Nearly 42,000 people in Gaza are living with life-changing injuries from the ongoing conflict – including more than 10,000 children – as the health system collapses under relentless strain, the World Health Organization (WHO) warned October 2025. Credit: UN News
Concrete Action by Governments Is Urgently Needed, Human Rights Watch
By Louis Charbonneau and Bénédicte Jeannerod
NEW YORK, Oct 3 2025 (IPS)
The calamitous situation in Gaza, with Palestinian civilians facing extermination and ethnic cleansing by Israeli forces, was a major focus of the annual United Nations General Assembly (UNGA) high-level week. Along with recognition of the state of Palestine by France, the United Kingdom, Australia, and Canada, among others, states made key commitments on human rights and accountability that were overwhelmingly adopted by the UNGA and now need to be fulfilled.

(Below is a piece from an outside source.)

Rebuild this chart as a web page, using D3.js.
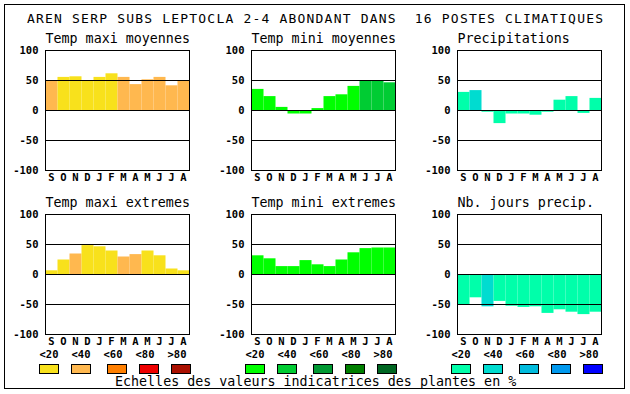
<!DOCTYPE html>
<html>
<head>
<meta charset="utf-8">
<script src="https://cdn.jsdelivr.net/npm/d3@7"></script>
<style>
  body { margin:0; background:#fff; }
  svg text { font-family:"DejaVu Sans Mono", monospace; }
</style>
</head>
<body>
<div class="chart"></div>
<script>
const months = ['S','O','N','D','J','F','M','A','M','J','J','A'];
const ticks = [100, 50, 0, -50, -100];
const classLabels = ['<20','<40','<60','<80','>80'];

const titles = ['Temp maxi moyennes','Temp mini moyennes','Precipitations',
                'Temp maxi extremes','Temp mini extremes','Nb. jours precip.'];

// values (%), and the class (0..4) of each bar
const tmaxMoy      = [50, 56, 57, 50, 56, 62, 56, 44, 52, 56, 42, 50];
const tmaxMoyClass = [1, 0, 0, 0, 0, 0, 1, 1, 1, 1, 1, 1];
const tminMoy      = [36, 24, 6, -5, -5, 4, 24, 27, 41, 50, 50, 47];
const tminMoyClass = [0, 0, 0, 0, 0, 0, 0, 0, 0, 1, 1, 1];
const precip       = [31, 34, -2, -21, -5, -5, -7, -2, 18, 24, -4, 21];
const precipClass  = [0, 1, 0, 0, 0, 0, 0, 0, 0, 0, 0, 0];
const tmaxExt      = [7, 25, 35, 49, 47, 40, 30, 34, 40, 32, 10, 7];
const tmaxExtClass = [0, 0, 1, 0, 0, 0, 1, 1, 0, 0, 0, 0];
const tminExt      = [32, 27, 14, 14, 24, 17, 14, 25, 37, 44, 45, 45];
const tminExtClass = [0, 0, 0, 0, 0, 0, 0, 0, 0, 0, 0, 0];
const nbJours      = [-50, -38, -53, -44, -52, -54, -53, -64, -58, -62, -66, -62];
const nbJoursClass = [0, 0, 1, 0, 0, 0, 0, 0, 0, 0, 0, 0];

const warm = ['#f8e11c','#ffb84f','#ff7f00','#ee0000','#aa1000'];
const cool = ['#00ff00','#00cc33','#009933','#007f00','#006622'];
const wet  = ['#00ffaa','#00dcd0','#00bbdd','#0099ee','#0000ff'];

const panels = [
  {title:titles[0], values:tmaxMoy, cls:tmaxMoyClass, palette:warm},
  {title:titles[1], values:tminMoy, cls:tminMoyClass, palette:cool},
  {title:titles[2], values:precip,  cls:precipClass,  palette:wet},
  {title:titles[3], values:tmaxExt, cls:tmaxExtClass, palette:warm},
  {title:titles[4], values:tminExt, cls:tminExtClass, palette:cool},
  {title:titles[5], values:nbJours, cls:nbJoursClass, palette:wet}
];

const W = 630, H = 394;
const svg = d3.select('.chart')
  .append('svg')
  .attr('width', W)
  .attr('height', H);

svg.append('rect')
  .attr('x', 4.5).attr('y', 4.5)
  .attr('width', 620).attr('height', 384)
  .attr('fill', 'none').attr('stroke', 'black');

svg.append('text')
  .attr('x', 27).attr('y', 23)
  .attr('font-size', 13)
  .attr('textLength', 576)
  .attr('lengthAdjust', 'spacing')
  .style('white-space', 'pre')
  .text('AREN SERP SUBS LEPTOCLA 2-4 ABONDANT DANS  16 POSTES CLIMATIQUES');

const colX = [45.5, 251.5, 457.5];
const rowY = [50.5, 214.5];
const pw = 144, ph = 120;

panels.forEach((p, i) => {
  const x0 = colX[i % 3], y0 = rowY[Math.floor(i / 3)];
  const g = svg.append('g');

  const xScale = d3.scaleBand()
    .domain(d3.range(months.length))
    .range([x0, x0 + pw])
    .padding(0);

  const yScale = d3.scaleLinear()
    .domain([-100, 100])
    .range([y0 + ph, y0]);

  g.append('text')
    .attr('x', x0).attr('y', y0 - 7.5)
    .attr('font-size', 13.33)
    .text(p.title);

  g.selectAll('.bar')
    .data(p.values)
    .enter()
    .append('rect')
    .attr('x', (d, k) => xScale(k))
    .attr('width', xScale.bandwidth())
    .attr('y', d => yScale(Math.max(0, d)))
    .attr('height', d => Math.abs(yScale(d) - yScale(0)))
    .attr('fill', (d, k) => p.palette[p.cls[k]]);

  g.selectAll('.grid')
    .data([50, 0, -50])
    .enter()
    .append('line')
    .attr('x1', x0).attr('x2', x0 + pw)
    .attr('y1', d => yScale(d)).attr('y2', d => yScale(d))
    .attr('stroke', 'black');

  g.append('rect')
    .attr('x', x0).attr('y', y0)
    .attr('width', pw).attr('height', ph)
    .attr('fill', 'none').attr('stroke', 'black');

  g.selectAll('.tick')
    .data(ticks)
    .enter()
    .append('text')
    .attr('x', x0 - 7)
    .attr('y', d => yScale(d) + 3.5)
    .attr('text-anchor', 'end')
    .attr('font-size', 10.5)
    .attr('font-weight', 'bold')
    .text(d => d);

  g.selectAll('.month')
    .data(months)
    .enter()
    .append('text')
    .attr('x', (d, k) => xScale(k) + xScale.bandwidth() / 2)
    .attr('y', y0 + ph + 10)
    .attr('text-anchor', 'middle')
    .attr('font-size', 10.5)
    .attr('font-weight', 'bold')
    .text(d => d);
});

// legends
const palettes = [warm, cool, wet];
const legendX = [39.5, 245.5, 451.5];
const boxOffset = [0, 32, 68, 100, 132];
palettes.forEach((pal, j) => {
  svg.selectAll('.lab' + j)
    .data(classLabels)
    .enter()
    .append('text')
    .attr('x', (d, k) => legendX[j] + k * 32)
    .attr('y', 357.5)
    .attr('font-size', 10.5)
    .attr('font-weight', 'bold')
    .text(d => d);

  svg.selectAll('.box' + j)
    .data(pal)
    .enter()
    .append('rect')
    .attr('x', (d, k) => legendX[j] + boxOffset[k])
    .attr('y', 364.5)
    .attr('width', 19)
    .attr('height', 9)
    .attr('fill', d => d)
    .attr('stroke', 'black');
});

svg.append('text')
  .attr('x', 115).attr('y', 386)
  .attr('font-size', 13.33)
  .text('Echelles des valeurs indicatrices des plantes en %');
</script>
</body>
</html>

On September 29, US President Donald Trump released his 20-point “Comprehensive Plan to End the Gaza Conflict,” which makes no mention of either human rights or justice. But states should not wait for the adoption of a peace plan to fulfill their commitments on rights. They should take immediate action, using their leverage as required as parties to the Convention on the Prevention and Punishment of the Crime of Genocide, to stop Israel’s escalating atrocities against Palestinians in the West Bank and Gaza.
Governments should suspend arms transfers to Israel and their preferential trade deals, ban trade with illegal settlements, and impose targeted sanctions on Israeli officials responsible for ongoing crimes against Palestinian civilians.
All governments should support accountability for Israeli authorities’ war crimes, crimes against humanity, including extermination, apartheid, and persecution, and acts of genocide. They should also pursue accountability for war crimes and crimes against humanity, including murder and unlawful imprisonment, committed by Palestinian armed groups against Israelis during the October 7, 2023, attacks and the holding of hostages.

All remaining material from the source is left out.